> **EXERCISE REQUIREMENTS**
Repeat word for word the lines from the top of the records through the line containing "cusum_vals = [0.22, 0.30, 0.40, 0.85, 0.875, 0.89, 0.91, 1.00]", and skip the pictures.
::::
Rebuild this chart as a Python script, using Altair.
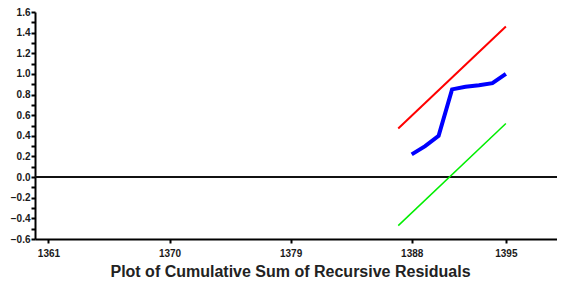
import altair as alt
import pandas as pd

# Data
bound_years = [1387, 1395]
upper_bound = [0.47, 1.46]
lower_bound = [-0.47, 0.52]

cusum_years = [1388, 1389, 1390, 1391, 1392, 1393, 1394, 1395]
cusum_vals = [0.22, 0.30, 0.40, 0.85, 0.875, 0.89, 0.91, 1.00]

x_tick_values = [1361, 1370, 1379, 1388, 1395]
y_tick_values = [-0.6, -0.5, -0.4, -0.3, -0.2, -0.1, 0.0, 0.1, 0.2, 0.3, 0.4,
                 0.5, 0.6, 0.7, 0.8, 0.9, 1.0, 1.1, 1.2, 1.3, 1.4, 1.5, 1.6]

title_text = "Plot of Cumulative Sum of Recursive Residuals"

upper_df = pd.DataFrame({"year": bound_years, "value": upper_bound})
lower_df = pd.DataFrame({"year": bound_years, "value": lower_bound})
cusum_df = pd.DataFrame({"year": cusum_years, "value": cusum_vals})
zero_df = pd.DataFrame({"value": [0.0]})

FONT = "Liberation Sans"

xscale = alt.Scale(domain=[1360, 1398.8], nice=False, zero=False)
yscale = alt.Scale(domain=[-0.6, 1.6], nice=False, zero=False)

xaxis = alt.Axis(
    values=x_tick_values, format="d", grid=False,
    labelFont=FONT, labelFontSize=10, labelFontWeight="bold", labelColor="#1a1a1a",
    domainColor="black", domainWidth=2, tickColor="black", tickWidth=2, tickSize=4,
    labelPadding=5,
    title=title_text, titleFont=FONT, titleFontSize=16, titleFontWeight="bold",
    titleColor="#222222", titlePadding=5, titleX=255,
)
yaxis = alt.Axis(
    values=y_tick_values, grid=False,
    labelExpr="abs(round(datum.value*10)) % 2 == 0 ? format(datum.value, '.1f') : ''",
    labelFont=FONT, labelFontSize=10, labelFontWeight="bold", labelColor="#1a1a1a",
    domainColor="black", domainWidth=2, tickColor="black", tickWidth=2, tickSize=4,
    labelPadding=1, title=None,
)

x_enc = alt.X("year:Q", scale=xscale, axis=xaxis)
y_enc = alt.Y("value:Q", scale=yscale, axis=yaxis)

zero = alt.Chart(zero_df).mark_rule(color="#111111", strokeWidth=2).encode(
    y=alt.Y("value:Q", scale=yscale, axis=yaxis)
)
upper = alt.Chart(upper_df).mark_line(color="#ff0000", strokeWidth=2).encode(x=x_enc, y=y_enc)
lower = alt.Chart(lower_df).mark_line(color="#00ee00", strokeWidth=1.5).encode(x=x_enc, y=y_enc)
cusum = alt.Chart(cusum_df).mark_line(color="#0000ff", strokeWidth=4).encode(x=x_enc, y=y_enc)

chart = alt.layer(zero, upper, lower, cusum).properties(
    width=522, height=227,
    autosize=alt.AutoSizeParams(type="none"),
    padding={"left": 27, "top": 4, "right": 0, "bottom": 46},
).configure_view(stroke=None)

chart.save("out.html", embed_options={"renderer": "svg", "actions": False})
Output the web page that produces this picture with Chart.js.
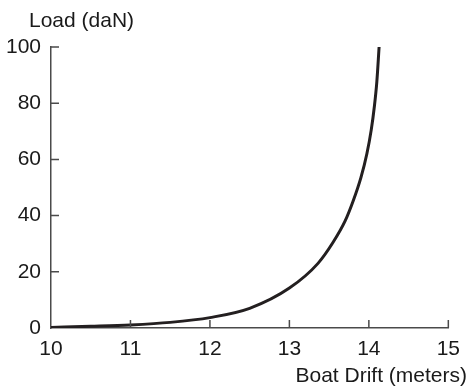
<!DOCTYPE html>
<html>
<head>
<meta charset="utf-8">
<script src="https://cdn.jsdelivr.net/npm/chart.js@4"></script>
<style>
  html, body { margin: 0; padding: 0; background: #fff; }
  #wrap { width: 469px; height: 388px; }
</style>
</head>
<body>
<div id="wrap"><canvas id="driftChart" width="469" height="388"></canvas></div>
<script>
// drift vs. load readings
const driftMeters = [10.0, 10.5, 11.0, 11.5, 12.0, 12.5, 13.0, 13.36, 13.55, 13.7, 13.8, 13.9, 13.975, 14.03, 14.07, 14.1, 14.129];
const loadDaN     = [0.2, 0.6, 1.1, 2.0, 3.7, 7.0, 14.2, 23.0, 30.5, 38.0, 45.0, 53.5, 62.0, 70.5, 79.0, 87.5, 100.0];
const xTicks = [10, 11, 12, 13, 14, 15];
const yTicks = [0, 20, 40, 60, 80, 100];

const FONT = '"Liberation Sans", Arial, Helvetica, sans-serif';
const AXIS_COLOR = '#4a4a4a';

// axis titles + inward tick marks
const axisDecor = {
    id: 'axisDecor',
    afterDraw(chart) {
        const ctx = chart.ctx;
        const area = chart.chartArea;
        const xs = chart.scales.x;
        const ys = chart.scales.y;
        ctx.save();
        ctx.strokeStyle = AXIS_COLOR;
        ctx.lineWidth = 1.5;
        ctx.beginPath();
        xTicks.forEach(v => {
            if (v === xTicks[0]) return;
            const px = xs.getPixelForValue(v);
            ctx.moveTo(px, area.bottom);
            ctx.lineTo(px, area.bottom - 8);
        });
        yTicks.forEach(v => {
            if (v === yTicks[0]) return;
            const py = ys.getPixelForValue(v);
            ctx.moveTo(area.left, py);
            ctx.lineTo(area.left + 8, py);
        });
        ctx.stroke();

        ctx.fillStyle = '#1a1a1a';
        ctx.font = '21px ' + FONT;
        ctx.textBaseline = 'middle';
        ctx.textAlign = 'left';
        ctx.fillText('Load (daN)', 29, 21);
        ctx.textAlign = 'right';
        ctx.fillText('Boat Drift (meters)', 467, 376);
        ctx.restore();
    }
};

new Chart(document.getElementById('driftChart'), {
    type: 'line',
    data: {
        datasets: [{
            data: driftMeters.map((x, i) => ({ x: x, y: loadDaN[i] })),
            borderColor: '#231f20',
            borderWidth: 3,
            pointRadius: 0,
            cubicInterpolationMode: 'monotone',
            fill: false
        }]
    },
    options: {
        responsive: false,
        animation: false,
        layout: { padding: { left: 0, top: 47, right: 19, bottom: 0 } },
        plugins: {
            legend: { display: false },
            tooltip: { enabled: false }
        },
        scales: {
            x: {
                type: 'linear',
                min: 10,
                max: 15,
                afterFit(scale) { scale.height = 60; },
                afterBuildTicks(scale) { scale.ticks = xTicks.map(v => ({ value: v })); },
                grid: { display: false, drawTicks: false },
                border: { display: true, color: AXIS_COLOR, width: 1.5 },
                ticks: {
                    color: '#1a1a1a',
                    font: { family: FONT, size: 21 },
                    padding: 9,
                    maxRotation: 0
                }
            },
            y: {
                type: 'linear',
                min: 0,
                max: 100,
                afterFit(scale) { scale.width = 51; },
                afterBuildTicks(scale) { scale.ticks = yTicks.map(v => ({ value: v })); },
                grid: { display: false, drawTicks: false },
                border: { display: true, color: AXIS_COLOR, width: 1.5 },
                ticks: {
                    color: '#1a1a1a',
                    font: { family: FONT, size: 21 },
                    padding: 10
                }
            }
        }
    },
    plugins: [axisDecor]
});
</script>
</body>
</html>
::::
> **FULL OUTPUT**
Rebuild this chart as a Python script, using Altair.
import altair as alt
import pandas as pd

# Data
bound_years = [1387, 1395]
upper_bound = [0.47, 1.46]
lower_bound = [-0.47, 0.52]

cusum_years = [1388, 1389, 1390, 1391, 1392, 1393, 1394, 1395]
cusum_vals = [0.22, 0.30, 0.40, 0.85, 0.875, 0.89, 0.91, 1.00]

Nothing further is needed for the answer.